Он, конечно же, учитывал возможность того, что однажды девушка может забеременеть от него. Если заниматься сексом так часто, как он, то это почти неизбежно. Он не понимал приятелей, которые изо всех сил старались отговорить девушек от использования презервативов. К чему эти глупости? Зачем рисковать, что однажды ты будешь нянчить вопящего младенца, оплачивать его потребности, навсегда привязанный к его матери, с которой вы будете ненавидеть друг друга, и этот ребенок тоже будет тебя ненавидеть? Нет уж, спасибо. В двенадцать лет он просил сделать ему вазэктомию, но ему не разрешили. Его дурак-отец тогда сказал: «Ты передумаешь, Ади». И вот результат. Делия беременна, и у ребенка может быть та же болезнь, что и у Кирсти. Он представил себе, как они живут вдвоем в каком-то хлипком домишке в пригороде, обставленном мебелью из «Икеи», с младенцем, который без остановки плачет и плачет, срется и срется, а они смотрят друг на друга в сумерках в четыре часа утра, понимая, что их любовь раздавлена, растоптана этим самым ребенком, которого они породили. Лицо Делии, огрубевшее от усталости и досады, как лицо его матери. Он сам прячется в каком-нибудь гараже, убеждая себя, что он все еще музыкант, только для того, чтобы прервать занятия и разогреть запеченную фасоль или вынести мусор, как его отец все те годы.

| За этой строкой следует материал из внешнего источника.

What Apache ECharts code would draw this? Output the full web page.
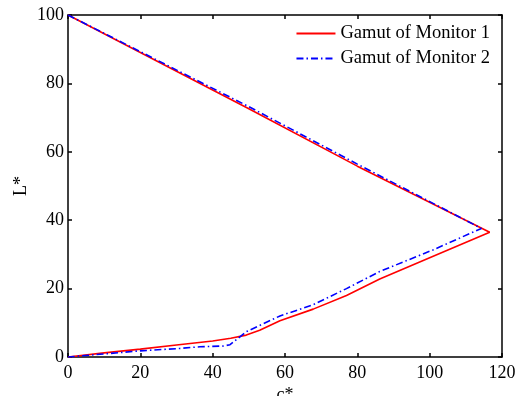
<!DOCTYPE html>
<html>
<head>
<meta charset="utf-8">
<script src="https://cdn.jsdelivr.net/npm/echarts@6/dist/echarts.min.js"></script>
<style>
  html, body { margin: 0; padding: 0; background: #fff; }
  #chart { width: 517px; height: 396px; }
</style>
</head>
<body>
<div id="chart"></div>
<script>
// Gamut boundary outlines in the c*-L* plane (upper edge, then lower edge back to origin)
const monitor1C = [0, 50, 80, 116.6, 100, 86.2, 77, 67.8, 58.6, 53, 49.3, 45, 40, 30, 20, 10, 0];
const monitor1L = [100, 72.6, 55.8, 36.5, 29, 22.8, 18, 14, 10.6, 7.8, 6.4, 5.5, 4.7, 3.5, 2.3, 1.2, 0];

const monitor2C = [0, 50, 80, 114.3, 100.9, 86.2, 77, 67.8, 58.6, 49.3, 44.8, 42.9, 36.5, 30.9, 20, 10, 0];
const monitor2L = [100, 73.2, 56.4, 37.6, 31.3, 25, 20, 15.3, 12, 7.4, 3.6, 3.2, 3.0, 2.5, 1.8, 0.9, 0];

const seriesNames = ['Gamut of Monitor 1', 'Gamut of Monitor 2'];
const xTicks = [0, 20, 40, 60, 80, 100, 120];
const yTicks = [0, 20, 40, 60, 80, 100];

const pairs = (xs, ys) => xs.map((x, i) => [x, ys[i]]);

const font = 'Liberation Serif';
const chart = echarts.init(document.getElementById('chart'));

const baseAxis = {
  type: 'value',
  axisLine: { show: true, onZero: false, lineStyle: { color: '#000', width: 1.5 } },
  axisTick: { show: true, inside: true, length: 4, lineStyle: { color: '#000', width: 1.5 } },
  splitLine: { show: false }
};

chart.setOption({
  animation: false,
  backgroundColor: '#fff',
  grid: { left: 68, right: 15, top: 15, bottom: 39, containLabel: false, outerBoundsMode: 'none' },
  legend: {
    orient: 'vertical',
    right: 27,
    top: 24,
    padding: 0,
    itemWidth: 39,
    itemHeight: 14,
    itemGap: 6,
    itemStyle: { opacity: 0 },
    textStyle: { fontFamily: font, fontSize: 18.5, color: '#000' },
    data: seriesNames
  },
  xAxis: [
    Object.assign({}, baseAxis, {
      position: 'bottom',
      min: xTicks[0], max: xTicks[xTicks.length - 1], interval: 20,
      name: 'c*', nameLocation: 'middle', nameGap: 29, nameMoveOverlap: false,
      nameTextStyle: { fontFamily: font, fontSize: 18, color: '#000' },
      axisLabel: { fontFamily: font, fontSize: 18, color: '#000', margin: 7 }
    }),
    Object.assign({}, baseAxis, {
      position: 'top',
      min: xTicks[0], max: xTicks[xTicks.length - 1], interval: 20,
      axisLabel: { show: false }
    })
  ],
  yAxis: [
    Object.assign({}, baseAxis, {
      position: 'left',
      min: yTicks[0], max: yTicks[yTicks.length - 1], interval: 20,
      name: 'L*', nameLocation: 'middle', nameGap: 38, nameRotate: 90, nameMoveOverlap: false,
      nameTextStyle: { fontFamily: font, fontSize: 18, color: '#000' },
      axisLabel: { fontFamily: font, fontSize: 18, color: '#000', margin: 4 }
    }),
    Object.assign({}, baseAxis, {
      position: 'right',
      min: yTicks[0], max: yTicks[yTicks.length - 1], interval: 20,
      axisLabel: { show: false }
    })
  ],
  series: [
    {
      name: seriesNames[0],
      type: 'line',
      xAxisIndex: 0, yAxisIndex: 0,
      symbol: 'none',
      z: 2,
      lineStyle: { color: '#ff0000', width: 1.6, type: 'solid' },
      itemStyle: { color: '#ff0000' },
      data: pairs(monitor1C, monitor1L)
    },
    {
      name: seriesNames[1],
      type: 'line',
      xAxisIndex: 0, yAxisIndex: 0,
      symbol: 'none',
      z: 3,
      lineStyle: { color: '#0000ff', width: 1.6, type: [7, 3, 1.5, 3] },
      itemStyle: { color: '#0000ff' },
      data: pairs(monitor2C, monitor2L)
    }
  ]
});
</script>
</body>
</html>
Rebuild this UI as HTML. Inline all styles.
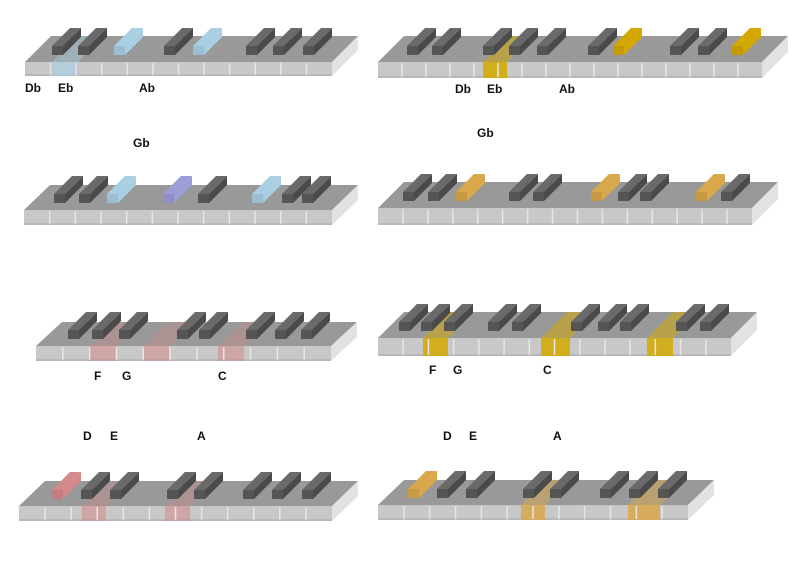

Она наверняка знала, что это может произойти. Эта мысль пришла ему в голову, пока он лежал один в маленькой, по-спартански обставленной комнате. Все цветные пятна были связаны с Делией: репродукции, когда-то купленные ею для него и стоявшие теперь у стены, так и не вставленные в рамки, зеленый кардиган, который она забыла в последний раз, несколько месяцев назад. Должно быть, именно тогда это и произошло. Делия, Делия. Она это нарочно сделала? Он снова вспомнил, как все происходило – безумие их тел, ощущение полноты жизни в этот момент, такое сильное, что можно было потерять сознание. Были ли они осторожны? Не особо. Даже он иногда мог увлекаться, а они были молоды, лишь чуть за двадцать. Это должно было случиться. Человеческое тело создано для того, чтобы терять контроль над собой, опьяняя друг друга, чтобы заделать ребенка, и в итоге так и получилось. Господи, как же глупо они поступили! Он ведь знал. Они оба знали, что может произойти, что несет в себе его ДНК.